Nonetheless, all of the aforementioned policies worked to help build our families and our nation. Ever watch Little House on the Prairie? All of the stories of the God-fearing Ingalls family and their struggles out West hammering out a life made possible by these policies are heart-warming and uplifting. I don’t know of such an inspiring show today despite the cornucopia of on-demand choices.
And yes, we also accepted immigrants at the time and were able to assimilate them in to the fabric of our nation partly because of their Judeo-Christian religious and cultural backgrounds but also because of the expanding domestic economy aided and abetted by the protectionist tariffs. Having a nice huge frontier to give economic opportunity to many of them also helped.
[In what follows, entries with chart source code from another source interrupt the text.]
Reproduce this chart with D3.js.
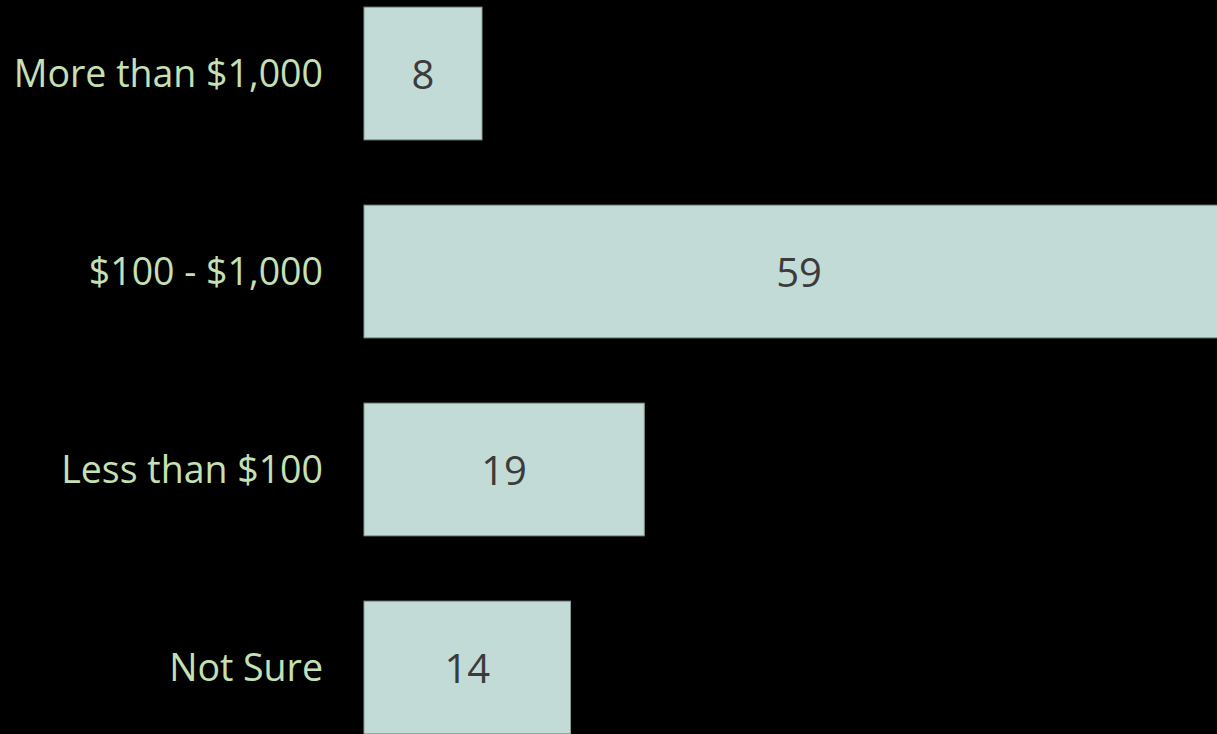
<!DOCTYPE html>
<html>
<head>
<meta charset="utf-8">
<script src="https://cdn.jsdelivr.net/npm/d3@7"></script>
<style>
  html, body { margin: 0; padding: 0; background: #000; overflow: hidden; }
  svg { display: block; }
</style>
</head>
<body>
<svg id="chart" width="1217" height="734"></svg>
<script>
// Survey answers, top to bottom
const categories = ["More than $1,000", "$100 - $1,000", "Less than $100", "Not Sure"];
const values = [8, 59, 19, 14];

const width = 1217, height = 734;
const svg = d3.select("#chart");

svg.append("rect").attr("width", width).attr("height", height).attr("fill", "#000");

// 8 units ≈ 118px, bars start at x=364; the 59 bar runs past the right edge
const x = d3.scaleLinear().domain([0, 8]).range([364, 482]);
const y = d3.scaleBand()
  .domain(categories)
  .range([-25.5, 766.5])
  .paddingInner(0.33)
  .paddingOuter(0.165);

const rows = categories.map((c, i) => ({ cat: c, value: values[i] }));

const font = "'Open Sans', sans-serif";

svg.append("g")
  .selectAll("rect")
  .data(rows)
  .join("rect")
  .attr("x", x(0))
  .attr("y", (d) => y(d.cat))
  .attr("width", (d) => x(d.value) - x(0))
  .attr("height", y.bandwidth())
  .attr("fill", "#c2dbd7")
  .attr("stroke", "#8a9a97")
  .attr("stroke-width", 1);

// category labels
svg.append("g")
  .selectAll("text")
  .data(rows)
  .join("text")
  .attr("x", 323)
  .attr("y", (d) => y(d.cat) + y.bandwidth() / 2)
  .attr("dy", "0.36em")
  .attr("text-anchor", "end")
  .attr("font-family", font)
  .attr("font-size", 37.5)
  .attr("fill", "#c5e0b4")
  .text((d) => d.cat);

// value labels, centred in the bar
svg.append("g")
  .selectAll("text")
  .data(rows)
  .join("text")
  .attr("x", (d) => (x(0) + x(d.value)) / 2)
  .attr("y", (d) => y(d.cat) + y.bandwidth() / 2)
  .attr("dy", "0.38em")
  .attr("text-anchor", "middle")
  .attr("font-family", font)
  .attr("font-size", 40)
  .attr("fill", "#3b3b3b")
  .text((d) => d.value);
</script>
</body>
</html>
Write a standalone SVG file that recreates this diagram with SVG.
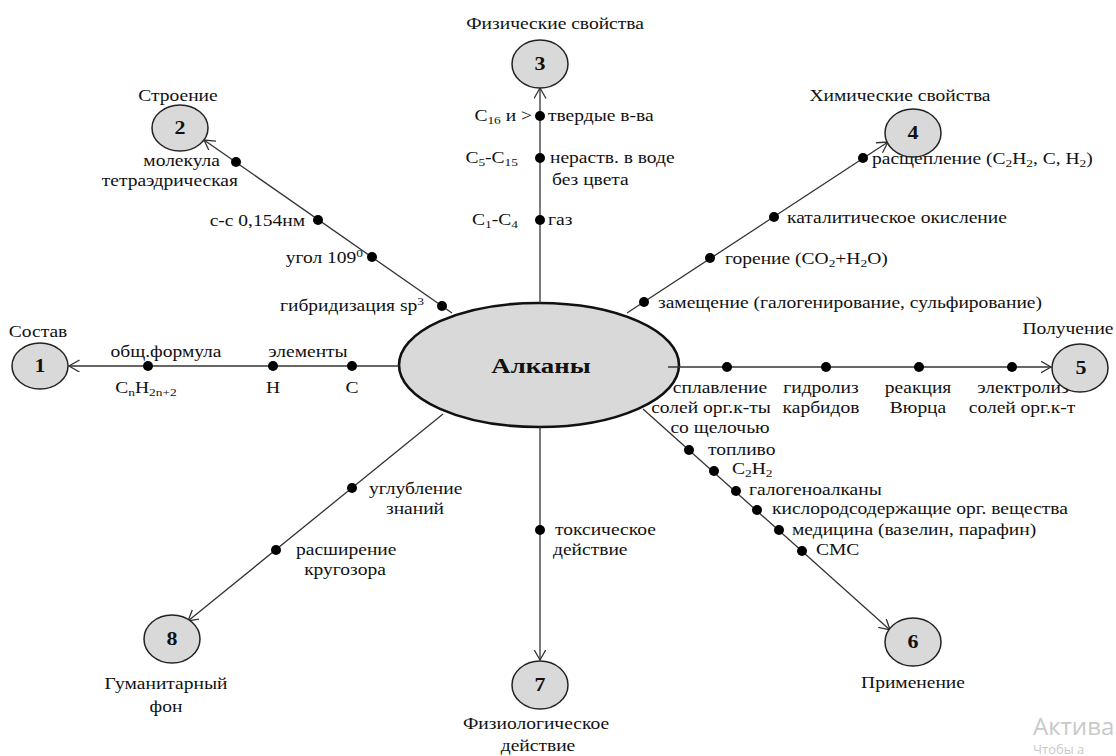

But this era, like everything temporal, ended. Wealth and power got too concentrated and it went to some peoples’ heads and after World War I monetary policy was a major driver of the boom of the 1920s. When Depression struck, our country was at a crossroads. Would the deflationary forces overwhelm America’s middle class? Or would the State step in and help the middle class?
It is interesting that this same philosophy of using the State to advance the interests of the majority of Americans was extended by the Democratic Party during the time of the New Deal. albeit with different tools. The Republican Party had run out of gas and was intellectually flaccid by the 1930s. But the new policies that fostered conservative family values included increased government spending, higher tax rates on the wealthy, and support for unions.
Clearly these ideas are not what many today consider conservative in their means, but they clearly led to conservative ends. For those who disagree, please describe how the late 1940s thorough the 1960s were bad times for the American family? At that time, many large families could be supported on one income which allowed the other parent to stay home and raise respectable and morally upright children. Is it any wonder that so many of the Greatest Generation venerated FDR so much?
And how were these policies bad for America in general? We had large corporations that were the envy of the world, we had trade surpluses, and we built out the infrastructure of our nation including the Interstate Highway System. We had enough wealth still to fund a massive space exploration program and put a man on the moon. Is it any wonder that Donald Trump is talking about finding ways to spend more money here on our crumbling bridges, roads, and airports? Maybe it’s because he grew up in this era and saw that it worked.
Now, I am not advocating any of the above policies per se or on their own. Economic conditions change and policies need to change with it. It’s one of the reasons President Reagan’s reduction of income taxes reinvigorated the economy in the 1980s. But Reagan was only a laissez-faire purist rhetorically. He also spent government money to boost the economy – much of it on the military. He also utilized protectionist measures when appropriate including a measure that helped Harley-Davidson stay in business. Reagan used the State for US.
It shouldn’t be that novel on an idea – the idea that our government looks out for Americans first. It’s long past time that this approach become the norm again, or I fear we won’t have a country left to sing an anthem to.
Our last best hope is awaiting our support on November 8.